*Entries with chart source code:*
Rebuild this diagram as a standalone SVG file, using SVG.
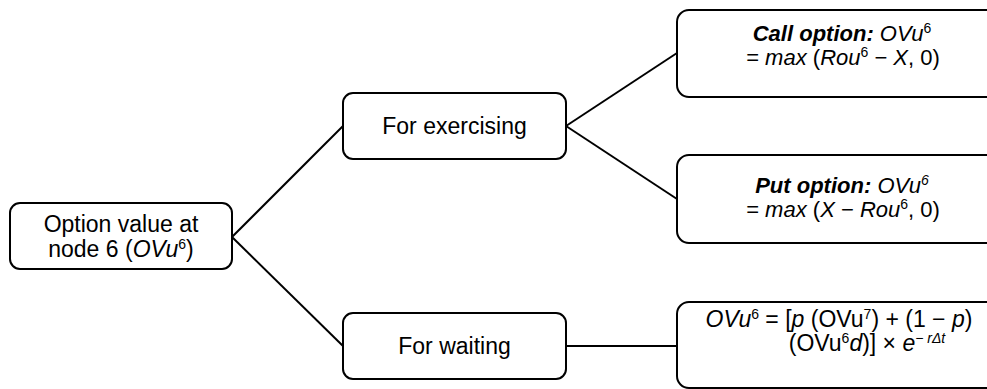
<svg xmlns="http://www.w3.org/2000/svg" width="987" height="389" viewBox="0 0 987 389">
<style>
.box{fill:#fff;stroke:#000;stroke-width:2}
.t{font-family:"Liberation Sans",Arial,sans-serif;font-size:22px;fill:#000}
.L{font-size:23px}
.m{text-anchor:middle}
.i{font-style:italic}
.bi{font-style:italic;font-weight:bold}
.s{font-size:14px}
.c line{stroke:#000;stroke-width:2}
</style>
<rect width="987" height="389" fill="#fff"/>
<g class="c" id="connectors">
<line x1="232" y1="237" x2="343" y2="126"/>
<line x1="232" y1="237" x2="343" y2="346"/>
<line x1="566" y1="126" x2="677" y2="53"/>
<line x1="566" y1="126" x2="677" y2="199"/>
<line x1="566" y1="346" x2="677" y2="346"/>
</g>
<g id="root">
<rect class="box" x="10" y="203" width="222" height="66" rx="10"/>
<text class="t L m" x="121" y="232">Option value at</text>
<text class="t L m" x="121" y="257">node 6 (<tspan class="i">OVu</tspan><tspan class="s" dy="-8">6</tspan><tspan dy="8">)</tspan></text>
</g>
<g id="exercising">
<rect class="box" x="343" y="93" width="223" height="66" rx="10"/>
<text class="t L m" x="454.5" y="134">For exercising</text>
</g>
<g id="waiting">
<rect class="box" x="343" y="313" width="223" height="66" rx="10"/>
<text class="t L m" x="454.5" y="354">For waiting</text>
</g>
<g id="call">
<rect class="box" x="677" y="10" width="330" height="87" rx="12"/>
<text class="t m" x="842" y="41"><tspan class="bi">Call option:</tspan> <tspan class="i">OVu</tspan><tspan class="s" dy="-8">6</tspan></text>
<text class="t m" x="843" y="65">= <tspan class="i">max</tspan> (<tspan class="i">Rou</tspan><tspan class="s" dy="-8">6</tspan><tspan dy="8"> − </tspan><tspan class="i">X</tspan>, 0)</text>
</g>
<g id="put">
<rect class="box" x="677" y="155" width="330" height="88" rx="12"/>
<text class="t m" x="842" y="193"><tspan class="bi">Put option:</tspan> <tspan class="i">OVu</tspan><tspan class="s i" dy="-8">6</tspan></text>
<text class="t m" x="843" y="217">= <tspan class="i">max</tspan> (<tspan class="i">X</tspan> − <tspan class="i">Rou</tspan><tspan class="s" dy="-8">6</tspan><tspan dy="8">, 0)</tspan></text>
</g>
<g id="formula">
<rect class="box" x="677" y="302" width="330" height="86" rx="12"/>
<text class="t L m" x="839" y="327"><tspan class="i">OVu</tspan><tspan class="s" dy="-8">6</tspan><tspan dy="8"> = [</tspan><tspan class="i">p</tspan> (OVu<tspan class="s" dy="-8">7</tspan><tspan dy="8">) + (1 − </tspan><tspan class="i">p</tspan>)</text>
<text class="t L m" x="867" y="351">(OVu<tspan class="s" dy="-8">6</tspan><tspan class="i" dy="8">d</tspan>)] × <tspan class="i">e</tspan><tspan class="s i" dy="-8">− rΔt</tspan></text>
</g>
</svg>
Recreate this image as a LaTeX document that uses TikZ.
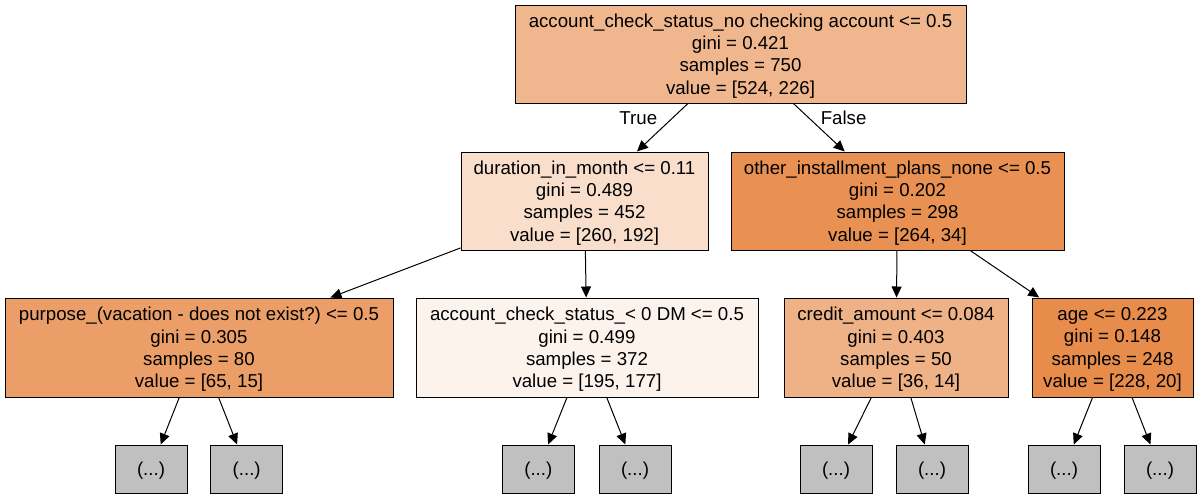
\documentclass[tikz,border=0pt]{standalone}
\usepackage{fontspec}
\setmainfont{Liberation Sans}
\usetikzlibrary{arrows.meta}
\definecolor{ctop}{RGB}{240,183,142}
\definecolor{cl}{RGB}{248,222,203}
\definecolor{cr}{RGB}{232,145,83}
\definecolor{cll}{RGB}{235,158,103}
\definecolor{clr}{RGB}{253,243,237}
\definecolor{crl}{RGB}{239,178,134}
\definecolor{crr}{RGB}{231,140,74}
\definecolor{cleaf}{RGB}{192,192,192}
\frenchspacing

\begin{document}
\begin{tikzpicture}[x=1pt,y=-1pt,
    box/.style={draw=black,line width=1pt,rectangle,align=center,
        font=\fontsize{18.67}{22.4}\selectfont,inner sep=0pt,text depth=0pt},
    leaf/.style={box,fill=cleaf,minimum width=72pt,minimum height=48pt},
    edge/.style={line width=1pt,-{Triangle[length=11pt,width=10pt]}},
    lab/.style={inner sep=0pt,font=\fontsize{18.67}{22.4}\selectfont}]
    \useasboundingbox (0,0) rectangle (1202,499);

    \node[box,fill=ctop,minimum width=451pt,minimum height=98pt] (t) at (740.5,54)
        {account\_check\_status\_no checking account <= 0.5\\gini = 0.421\\samples = 750\\value = [524, 226]};
    \node[box,fill=cl,minimum width=247pt,minimum height=98pt] (tl) at (584.5,201)
        {duration\_in\_month <= 0.11\\gini = 0.489\\samples = 452\\value = [260, 192]};
    \node[box,fill=cr,minimum width=333pt,minimum height=98pt] (tr) at (897.5,201)
        {other\_installment\_plans\_none <= 0.5\\gini = 0.202\\samples = 298\\value = [264, 34]};

    \node[box,fill=cll,minimum width=388pt,minimum height=99pt] (tll) at (199,347.5)
        {purpose\_(vacation - does not exist?) <= 0.5\\gini = 0.305\\samples = 80\\value = [65, 15]};
    \node[box,fill=clr,minimum width=342pt,minimum height=99pt] (tlr) at (587,347.5)
        {account\_check\_status\_< 0 DM <= 0.5\\gini = 0.499\\samples = 372\\value = [195, 177]};
    \node[box,fill=crl,minimum width=224pt,minimum height=99pt] (trl) at (896,347.5)
        {credit\_amount <= 0.084\\gini = 0.403\\samples = 50\\value = [36, 14]};
    \node[box,fill=crr,minimum width=161pt,minimum height=99pt] (trr) at (1112.5,347.5)
        {age <= 0.223\\gini = 0.148\\samples = 248\\value = [228, 20]};

    \node[leaf] (tll1) at (151,469) {(...)};
    \node[leaf] (tll2) at (246.7,469) {(...)};
    \node[leaf] (tlr1) at (538.3,469) {(...)};
    \node[leaf] (tlr2) at (635,469) {(...)};
    \node[leaf] (trl1) at (836,469) {(...)};
    \node[leaf] (trl2) at (932,469) {(...)};
    \node[leaf] (trr1) at (1064,469) {(...)};
    \node[leaf] (trr2) at (1160,469) {(...)};

    \draw[edge] (t) -- node[lab,pos=0.3,left=15pt]{True} (tl);
    \draw[edge] (t) -- node[lab,pos=0.3,right=11.5pt]{False} (tr);
    \draw[edge] (tl) -- (tll);
    \draw[edge] (tl) -- (tlr);
    \draw[edge] (tr) -- (trl);
    \draw[edge] (tr) -- (trr);

    \foreach \n in {tll,tlr,trl,trr}
    {
    \draw[edge] (\n) -- (\n1);
    \draw[edge] (\n) -- (\n2);
    }
\end{tikzpicture}
\end{document}
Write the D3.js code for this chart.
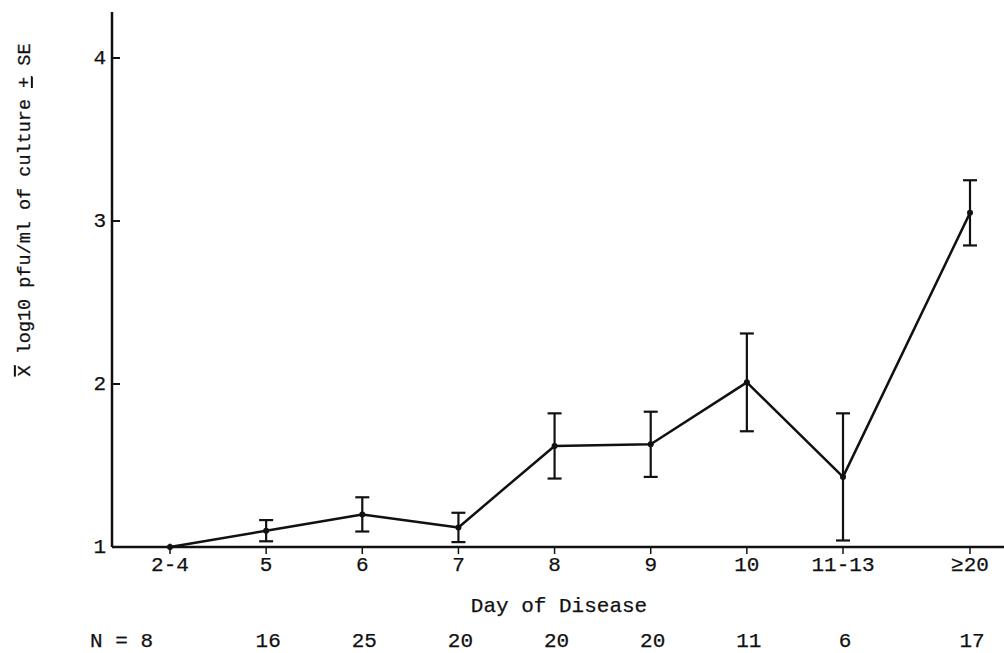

*EXERCISE DIRECTIONS:* Gather every line containing the word "this" and copy it.

*PROBLEM SOLUTION:*
Rebuild this diagram as a standalone SVG file, using SVG.
Recreate this image as a LaTeX document that uses TikZ.
Write the D3.js code for this chart.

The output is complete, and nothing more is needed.